Will Senator Ellis or others renew the call for increased compensation in 2009? Only time will tell.
But consider a few factors in the meantime. Traditionally, the record of exoneration reparation programs has been somewhat hit or miss, primarily because exonerations have been relatively rare in U.S. history-the Innocence Project estimates that there have been only 1,300.
With the availability of genetic testing, exonerations are becoming more common-by the end of August, 2007, 207 prisoners in the U.S. had been exonerated thanks to DNA. And with the higher rates of exonerations, compensation programs and their adequacy have come under greater scrutiny.
According to Rob Warden, executive director of the Center on Wrongful Convictions at Northwestern University Law School, "In the vast majority of these cases, the DNA analysis has left absolutely no doubt that the person was innocent. So people have begun applying for automatic compensation, which is really not adequate."
Moreover, this is a particularly acute concern for Texas.
With 13 convictions overturned with the help of DNA test results since 2001, Dallas County leads the nation. The issue of the wrongfully imprisoned has become sufficiently high in profile to lead Dallas County District Attorney Craig Watkins to call for the creation of a special division within the D.A.'s office to investigate such miscarriages of justice.
There will be more people exonerated-folks like Greg Wallis, who was convicted of rape in 1989, sentence to 50 years in prison, and exonerated in 2006 by DNA evidence. After years in prison for a crime he did not commit, Wallis-like other exonerated individuals-is struggling to recover the fragments of his former life. Besides the emotional and psychological toll taken by years behind bars, individuals like Greg Wallis have to cope with the economic realities of a career interrupted and a return to the workforce.

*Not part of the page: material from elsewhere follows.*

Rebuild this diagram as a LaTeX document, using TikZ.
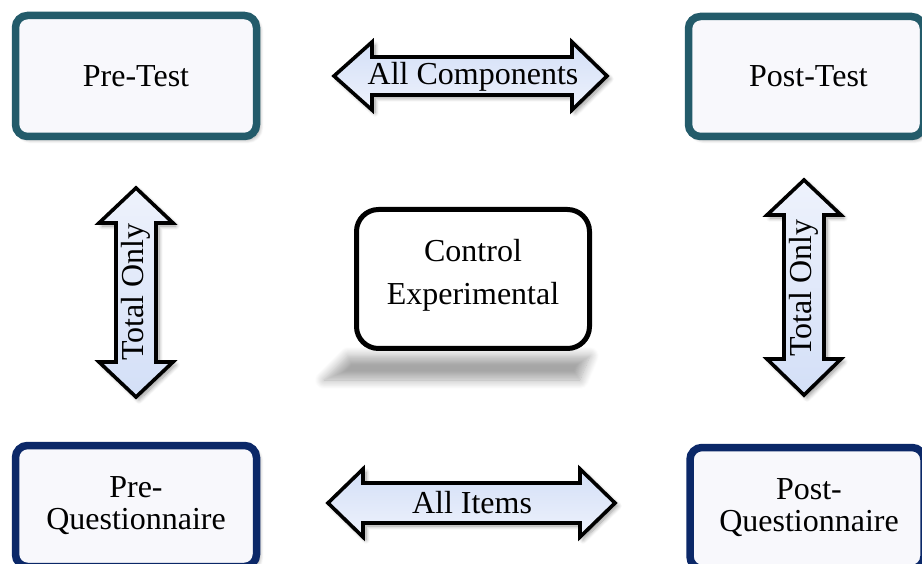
\documentclass[tikz,border=0pt]{standalone}
\usepackage{fontspec}
\setmainfont{Liberation Serif}
\usetikzlibrary{shadows.blur}

\definecolor{tealedge}{HTML}{235B6A}
\definecolor{navyedge}{HTML}{0B2868}
\definecolor{boxfill}{HTML}{F8F8FC}
\definecolor{arrowdark}{HTML}{D3DFF7}
\definecolor{arrowlight}{HTML}{EEF2FC}

\tikzset{
  softshadow/.style={blur shadow={shadow xshift=3pt, shadow yshift=-3pt,
      shadow opacity=40, shadow blur radius=4pt, shadow blur steps=8}},
  stagebox/.style={draw, line width=7.5pt, rounded corners=12pt, fill=boxfill,
      softshadow, align=center, inner sep=0pt,
      font=\fontsize{32}{32}\selectfont},
  testbox/.style={stagebox, draw=tealedge},
  quesbox/.style={stagebox, draw=navyedge},
  groupbox/.style={draw=black, line width=5pt, rounded corners=22pt, fill=white},
  grouptext/.style={align=center, inner sep=0pt, font=\fontsize{32}{43}\selectfont},
  harrow/.style={draw=black, line width=3.6pt, line join=miter, softshadow,
      top color=arrowdark, bottom color=arrowlight},
  varrow/.style={draw=black, line width=3.6pt, line join=miter, softshadow,
      top color=arrowlight, bottom color=arrowdark},
  arrowlabel/.style={inner sep=0pt, font=\fontsize{32}{32}\selectfont},
}

\begin{document}
\begin{tikzpicture}[x=1pt, y=-1pt]
\useasboundingbox (0,0) rectangle (922,564);
\clip (0,0) rectangle (922,564);

% the four stages
\node[testbox, minimum width=241pt, minimum height=121pt] (pretest) at (136,76) {Pre-Test};
\node[testbox, minimum width=235pt, minimum height=120pt] (posttest) at (806,76.5)
  {\hspace*{5pt}Post-Test};
\node[quesbox, minimum width=241pt, minimum height=121pt] (preq) at (136,506) {Pre-\\Questionnaire};
\node[quesbox, minimum width=234pt, minimum height=121pt] (postq) at (807,508)
  {\hspace*{4pt}Post-\\\hspace*{4pt}Questionnaire};

% soft shadow cast under the group box
\path[blur shadow={shadow xshift=0pt, shadow yshift=0pt, shadow opacity=35,
      shadow blur radius=9pt, shadow blur steps=12}]
  (348,356) -- (590,356) -- (580,380) -- (324,380) -- cycle;

% the two groups
\node[groupbox, minimum width=233pt, minimum height=139pt] (groups) at (473,279) {};
\node[grouptext] (groupnames) at ([yshift=4pt]groups.center) {Control\\Experimental};

% horizontal double arrows
\draw[harrow] (334,76) -- (372,42) -- (372,57) -- (572,57) -- (572,42) -- (607,76)
  -- (572,110) -- (572,95) -- (372,95) -- (372,110) -- cycle;
\node[arrowlabel, anchor=base] (allcomp) at (473,85) {All Components};

\draw[harrow] (328,503) -- (363,469) -- (363,483) -- (580,483) -- (580,469) -- (615,503)
  -- (580,537) -- (580,523) -- (363,523) -- (363,537) -- cycle;
\node[arrowlabel, anchor=base] (allitems) at (472,513) {All Items};

% vertical double arrows
\draw[varrow] (136,188) -- (173,223) -- (156,223) -- (156,362) -- (173,362) -- (136,397)
  -- (99,362) -- (116,362) -- (116,223) -- (99,223) -- cycle;
\node[arrowlabel, rotate=90] (totleft) at (136,292) {Total Only};

\draw[varrow] (804,180) -- (841,215) -- (824,215) -- (824,359) -- (841,359) -- (804,395)
  -- (767,359) -- (784,359) -- (784,215) -- (767,215) -- cycle;
\node[arrowlabel, rotate=90] (totright) at (804,288) {Total Only};
\end{tikzpicture}
\end{document}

His attorney, Jeff Blackburn of the West Texas Innocence Project, points out that the compensation available under the current program is "a joke. I don't know of anybody who says 'I'll go to prison for 20 years of my life if you'll give $25,000 [a year] at the end of it.'"
Think about it. You've been convicted for a crime you know you didn't commit. You've been plucked from family and friends and thrown into a human cesspool for years as you struggle to survive the grim realities of prison life-gang violence, murder, rape and degradation.
Then, if you've been among the fortunate few to have been vindicated by genetic testing, you're released into a world that in many ways you don't recognize. As you struggle to adjust and get your life back, how much do you think each year that's been stolen from you is worth?
Something tells me that for most of us, that figure would be higher than $25,000.